▶ [Given request]: Retype exactly what runs from the first line of the data to the line with "const cFitRightY = [0.840,0.744,0.676,0.638,0.630,0.650,0.675];", keeping both of those lines and skipping pictures.

▶ [Data lines]:
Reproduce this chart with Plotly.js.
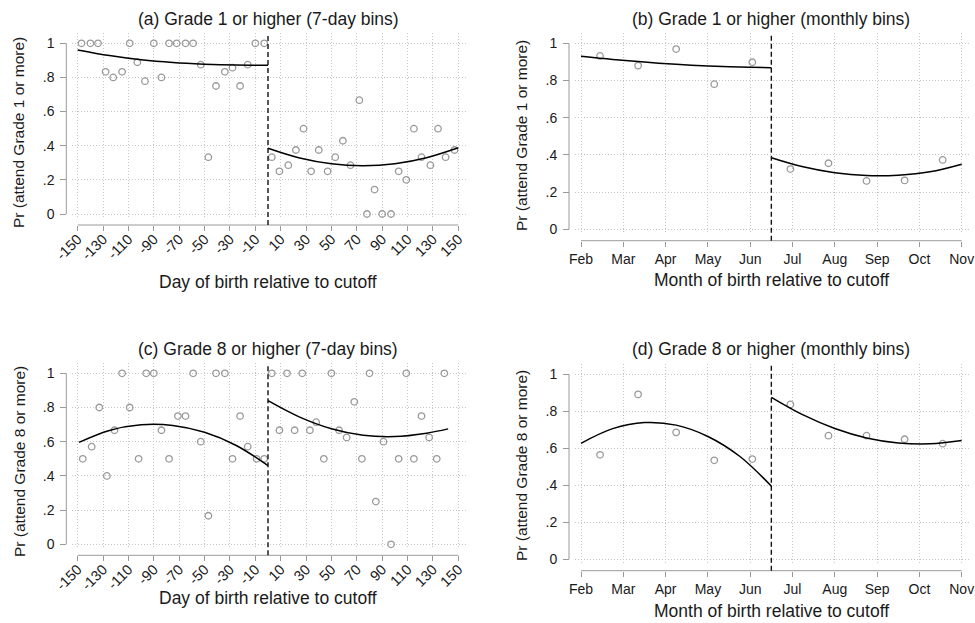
<!DOCTYPE html>
<html><head><meta charset="utf-8">
<script src="https://cdn.plot.ly/plotly-3.0.1.min.js"></script>
<style>html,body{margin:0;padding:0;background:#fff;} #chart{width:975px;height:623px;}</style>
</head><body><div id="chart"></div>
<script>
// ---------- DATA ----------
// Panel (a): Grade 1 or higher, 7-day bins (x = day of birth relative to cutoff)
const aLeftX  = [-147,-140,-134,-128,-122,-115,-109,-103,-97,-90,-84,-78,-72,-65,-59,-53,-47,-41,-34,-28,-22,-16,-10,-3];
const aLeftY  = [1,1,1,0.833,0.8,0.833,1,0.889,0.778,1,0.8,1,1,1,1,0.875,0.333,0.75,0.833,0.857,0.75,0.875,1,1];
const aRightX = [3,9,16,22,28,34,40,47,53,59,65,72,78,84,90,97,103,109,115,121,128,134,140,147];
const aRightY = [0.333,0.25,0.286,0.375,0.5,0.25,0.375,0.25,0.333,0.429,0.286,0.667,0,0.143,0,0,0.25,0.2,0.5,0.333,0.286,0.5,0.333,0.375];
const aFitLeftX  = [-150,-125,-100,-75,-50,-25,0];
const aFitLeftY  = [0.961,0.928,0.903,0.887,0.878,0.873,0.872];
const aFitRightX = [0,25,50,75,100,125,150];
const aFitRightY = [0.385,0.328,0.294,0.283,0.295,0.330,0.388];

// Panel (b): Grade 1 or higher, monthly bins
const bX = [-135,-105,-75,-45,-15,15,45,75,105,135];
const bY = [0.932,0.880,0.969,0.780,0.898,0.324,0.355,0.260,0.263,0.373];
const bFitLeftX  = [-150,-125,-100,-75,-50,-25,0];
const bFitLeftY  = [0.930,0.913,0.899,0.887,0.878,0.872,0.869];
const bFitRightX = [0,25,50,75,100,125,150];
const bFitRightY = [0.385,0.336,0.304,0.289,0.291,0.309,0.350];

// Panel (c): Grade 8 or higher, 7-day bins
const cLeftX  = [-146,-139,-133,-127,-121,-115,-109,-102,-96,-90,-84,-78,-71,-65,-59,-53,-47,-41,-34,-28,-22,-16,-9,-3];
const cLeftY  = [0.5,0.571,0.8,0.4,0.667,1,0.8,0.5,1,1,0.667,0.5,0.75,0.75,1,0.6,0.167,1,1,0.5,0.75,0.571,0.5,0.5];
const cRightX = [3,9,15,21,27,33,38,44,50,56,62,68,74,80,85,91,97,103,109,115,121,127,133,139];
const cRightY = [1,0.667,1,0.667,1,0.667,0.714,0.5,1,0.667,0.625,0.833,0.5,1,0.25,0.6,0,0.5,1,0.5,0.75,0.625,0.5,1];
const cFitLeftX  = [-149,-125,-100,-75,-50,-25,0];
const cFitLeftY  = [0.596,0.666,0.699,0.695,0.655,0.578,0.460];
const cFitRightX = [0,25,50,75,100,125,142];
const cFitRightY = [0.840,0.744,0.676,0.638,0.630,0.650,0.675];

// Panel (d): Grade 8 or higher, monthly bins
const dX = [-135,-105,-75,-45,-15,15,45,75,105,135];
const dY = [0.564,0.890,0.685,0.534,0.541,0.836,0.667,0.667,0.648,0.624];
const dFitLeftX  = [-150,-125,-100,-75,-50,-25,0];
const dFitLeftY  = [0.626,0.705,0.738,0.724,0.663,0.556,0.395];
const dFitRightX = [0,25,50,75,100,125,150];
const dFitRightY = [0.874,0.779,0.706,0.655,0.628,0.623,0.641];

// Tick labels
const dayTicks = [-150,-130,-110,-90,-70,-50,-30,-10,10,30,50,70,90,110,130,150];
const dayTickText = ['-150','-130','-110','-90','-70','-50','-30','-10','10','30','50','70','90','110','130','150'];
const monthTicks = [-150,-116.67,-83.33,-50,-16.67,16.67,50,83.33,116.67,150];
const monthTickText = ['Feb','Mar','Apr','May','Jun','Jul','Aug','Sep','Oct','Nov'];
const probTicks = [0,0.2,0.4,0.6,0.8,1];
const probTickText = ['0','.2','.4','.6','.8','1'];

const titles = ['(a) Grade 1 or higher (7-day bins)','(b) Grade 1 or higher (monthly bins)',
                '(c) Grade 8 or higher (7-day bins)','(d) Grade 8 or higher (monthly bins)'];
const xTitles = ['Day of birth relative to cutoff','Month of birth relative to cutoff',
                 'Day of birth relative to cutoff','Month of birth relative to cutoff'];
const yTitles = ['Pr (attend Grade 1 or more)','Pr (attend Grade 1 or more)',
                 'Pr (attend Grade 8 or more)','Pr (attend Grade 8 or more)'];

// ---------- LAYOUT GEOMETRY (pixels) ----------
const W = 975, H = 623;
const FONT = '"Liberation Sans", Arial, Helvetica, sans-serif';
const fx = p => p / W, fy = p => 1 - p / H;

const geo = [
  {xm:77.7, xp:458.3, xl:71.7, xr:466,   y1:43.3,  y0:214,   top:33.3, bot:218,   xline:225,   yline:66.3, tx:268, ty:19,  xtx:268, xty:281.5, ytx:19,  yty:133},
  {xm:581,  xp:961.7, xl:575,  xr:969.3, y1:43.3,  y0:229.3, top:33.3, bot:233.3, xline:240.7, yline:569,  tx:771, ty:19,  xtx:771, xty:280,   ytx:521, yty:136},
  {xm:77.7, xp:458.3, xl:71.7, xr:466,   y1:373.3, y0:544.3, top:363.3,bot:548.3, xline:555.3, yline:66.3, tx:268, ty:349, xtx:268, xty:598,   ytx:19,  yty:462},
  {xm:581,  xp:961.7, xl:575,  xr:969.3, y1:374,   y0:559.3, top:364,  bot:563.3, xline:570.7, yline:569,  tx:771, ty:349, xtx:771, xty:611,   ytx:521, yty:466}
];

const panelData = [
  {sx:[aLeftX,aRightX], sy:[aLeftY,aRightY], fxs:[aFitLeftX,aFitRightX], fys:[aFitLeftY,aFitRightY], monthly:false},
  {sx:[bX], sy:[bY], fxs:[bFitLeftX,bFitRightX], fys:[bFitLeftY,bFitRightY], monthly:true},
  {sx:[cLeftX,cRightX], sy:[cLeftY,cRightY], fxs:[cFitLeftX,cFitRightX], fys:[cFitLeftY,cFitRightY], monthly:false},
  {sx:[dX], sy:[dY], fxs:[dFitLeftX,dFitRightX], fys:[dFitLeftY,dFitRightY], monthly:true}
];

const GRID = '#c6c6c6', AXIS = '#9a9a9a', TXT = '#1a1a1a', MARK = '#999999';
const traces = [];
const layout = {
  width: W, height: H, margin: {l:0, r:0, t:0, b:0},
  paper_bgcolor: '#fff', plot_bgcolor: '#fff', showlegend: false,
  font: {family: FONT, color: TXT},
  shapes: [], annotations: []
};

geo.forEach((g, i) => {
  const n = i + 1;
  const xk = 'xaxis' + (n === 1 ? '' : n), yk = 'yaxis' + (n === 1 ? '' : n);
  const xr = 'x' + (n === 1 ? '' : n), yr = 'y' + (n === 1 ? '' : n);
  const k = (g.xp - g.xm) / 300;
  const xrange = [-150 - (g.xm - g.xl) / k, 150 + (g.xr - g.xp) / k];
  const u = g.y0 - g.y1;
  const yrange = [-(g.bot - g.y0) / u, 1 + (g.y1 - g.top) / u];
  const pd = panelData[i];

  layout[xk] = {
    domain: [fx(g.xl), fx(g.xr)], range: xrange, anchor: 'free', position: fy(g.xline),
    tickmode: 'array',
    tickvals: pd.monthly ? monthTicks : dayTicks,
    ticktext: pd.monthly ? monthTickText : dayTickText,
    tickangle: pd.monthly ? 0 : -45,
    ticks: 'outside', ticklen: 5, tickwidth: 1, tickcolor: AXIS,
    ticklabelstandoff: pd.monthly ? 0 : -6,
    tickfont: {family: FONT, size: pd.monthly ? 14 : 14.5, color: TXT},
    showgrid: true, gridcolor: GRID, griddash: '1px,2px', gridwidth: 1,
    zeroline: false, showline: false, fixedrange: true
  };
  layout[yk] = {
    domain: [fy(g.bot), fy(g.top)], range: yrange, anchor: 'free', position: fx(g.yline),
    tickmode: 'array', tickvals: probTicks, ticktext: probTickText,
    ticks: 'outside', ticklen: 6, tickwidth: 1, tickcolor: AXIS,
    ticklabelstandoff: 3,
    tickfont: {family: FONT, size: 14, color: TXT},
    showgrid: true, gridcolor: GRID, griddash: '1px,2px', gridwidth: 1,
    zeroline: false, showline: false, fixedrange: true
  };

  // axis lines spanning the tick range (Stata style)
  layout.shapes.push({type:'line', xref: xr, yref:'paper', x0: -150, x1: 150,
    y0: fy(g.xline), y1: fy(g.xline), line: {color: AXIS, width: 1}});
  layout.shapes.push({type:'line', xref:'paper', yref: yr, x0: fx(g.yline), x1: fx(g.yline), y0: 0, y1: 1,
    line: {color: AXIS, width: 1}});
  // cutoff dashed line
  layout.shapes.push({type:'line', xref: xr, yref:'paper', x0: 0, x1: 0, y0: fy(g.xline), y1: fy(g.top),
    line: {color: '#111', width: 1.4, dash: '5px,3px'}});

  // scatter bins
  pd.sx.forEach((xs, j) => {
    traces.push({type:'scatter', mode:'markers', x: xs, y: pd.sy[j], xaxis: xr, yaxis: yr,
      marker: {symbol:'circle-open', size: 6.5, color: MARK, line: {width: 1.3, color: MARK}},
      hoverinfo: 'skip', cliponaxis: false});
  });
  // fitted curves
  pd.fxs.forEach((xs, j) => {
    traces.push({type:'scatter', mode:'lines', x: xs, y: pd.fys[j], xaxis: xr, yaxis: yr,
      line: {color: '#000', width: 1.5, shape: 'spline', smoothing: 1}, hoverinfo: 'skip'});
  });

  // titles
  layout.annotations.push({text: titles[i], xref:'paper', yref:'paper', x: fx(g.tx), y: fy(g.ty),
    xanchor:'center', yanchor:'middle', showarrow:false, font:{family: FONT, size: 17.5, color: TXT}});
  layout.annotations.push({text: xTitles[i], xref:'paper', yref:'paper', x: fx(g.xtx), y: fy(g.xty),
    xanchor:'center', yanchor:'middle', showarrow:false, font:{family: FONT, size: 17.5, color: TXT}});
  layout.annotations.push({text: yTitles[i], xref:'paper', yref:'paper', x: fx(g.ytx), y: fy(g.yty),
    xanchor:'center', yanchor:'middle', textangle: -90, showarrow:false, font:{family: FONT, size: 15.5, color: TXT}});
});

Plotly.newPlot('chart', traces, layout, {staticPlot: true, displayModeBar: false});
</script>
</body></html>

▶ [Task answer]:
Reproduce this chart with Plotly.js.
<!DOCTYPE html>
<html><head><meta charset="utf-8">
<script src="https://cdn.plot.ly/plotly-3.0.1.min.js"></script>
<style>html,body{margin:0;padding:0;background:#fff;} #chart{width:975px;height:623px;}</style>
</head><body><div id="chart"></div>
<script>
// ---------- DATA ----------
// Panel (a): Grade 1 or higher, 7-day bins (x = day of birth relative to cutoff)
const aLeftX  = [-147,-140,-134,-128,-122,-115,-109,-103,-97,-90,-84,-78,-72,-65,-59,-53,-47,-41,-34,-28,-22,-16,-10,-3];
const aLeftY  = [1,1,1,0.833,0.8,0.833,1,0.889,0.778,1,0.8,1,1,1,1,0.875,0.333,0.75,0.833,0.857,0.75,0.875,1,1];
const aRightX = [3,9,16,22,28,34,40,47,53,59,65,72,78,84,90,97,103,109,115,121,128,134,140,147];
const aRightY = [0.333,0.25,0.286,0.375,0.5,0.25,0.375,0.25,0.333,0.429,0.286,0.667,0,0.143,0,0,0.25,0.2,0.5,0.333,0.286,0.5,0.333,0.375];
const aFitLeftX  = [-150,-125,-100,-75,-50,-25,0];
const aFitLeftY  = [0.961,0.928,0.903,0.887,0.878,0.873,0.872];
const aFitRightX = [0,25,50,75,100,125,150];
const aFitRightY = [0.385,0.328,0.294,0.283,0.295,0.330,0.388];

// Panel (b): Grade 1 or higher, monthly bins
const bX = [-135,-105,-75,-45,-15,15,45,75,105,135];
const bY = [0.932,0.880,0.969,0.780,0.898,0.324,0.355,0.260,0.263,0.373];
const bFitLeftX  = [-150,-125,-100,-75,-50,-25,0];
const bFitLeftY  = [0.930,0.913,0.899,0.887,0.878,0.872,0.869];
const bFitRightX = [0,25,50,75,100,125,150];
const bFitRightY = [0.385,0.336,0.304,0.289,0.291,0.309,0.350];

// Panel (c): Grade 8 or higher, 7-day bins
const cLeftX  = [-146,-139,-133,-127,-121,-115,-109,-102,-96,-90,-84,-78,-71,-65,-59,-53,-47,-41,-34,-28,-22,-16,-9,-3];
const cLeftY  = [0.5,0.571,0.8,0.4,0.667,1,0.8,0.5,1,1,0.667,0.5,0.75,0.75,1,0.6,0.167,1,1,0.5,0.75,0.571,0.5,0.5];
const cRightX = [3,9,15,21,27,33,38,44,50,56,62,68,74,80,85,91,97,103,109,115,121,127,133,139];
const cRightY = [1,0.667,1,0.667,1,0.667,0.714,0.5,1,0.667,0.625,0.833,0.5,1,0.25,0.6,0,0.5,1,0.5,0.75,0.625,0.5,1];
const cFitLeftX  = [-149,-125,-100,-75,-50,-25,0];
const cFitLeftY  = [0.596,0.666,0.699,0.695,0.655,0.578,0.460];
const cFitRightX = [0,25,50,75,100,125,142];
const cFitRightY = [0.840,0.744,0.676,0.638,0.630,0.650,0.675];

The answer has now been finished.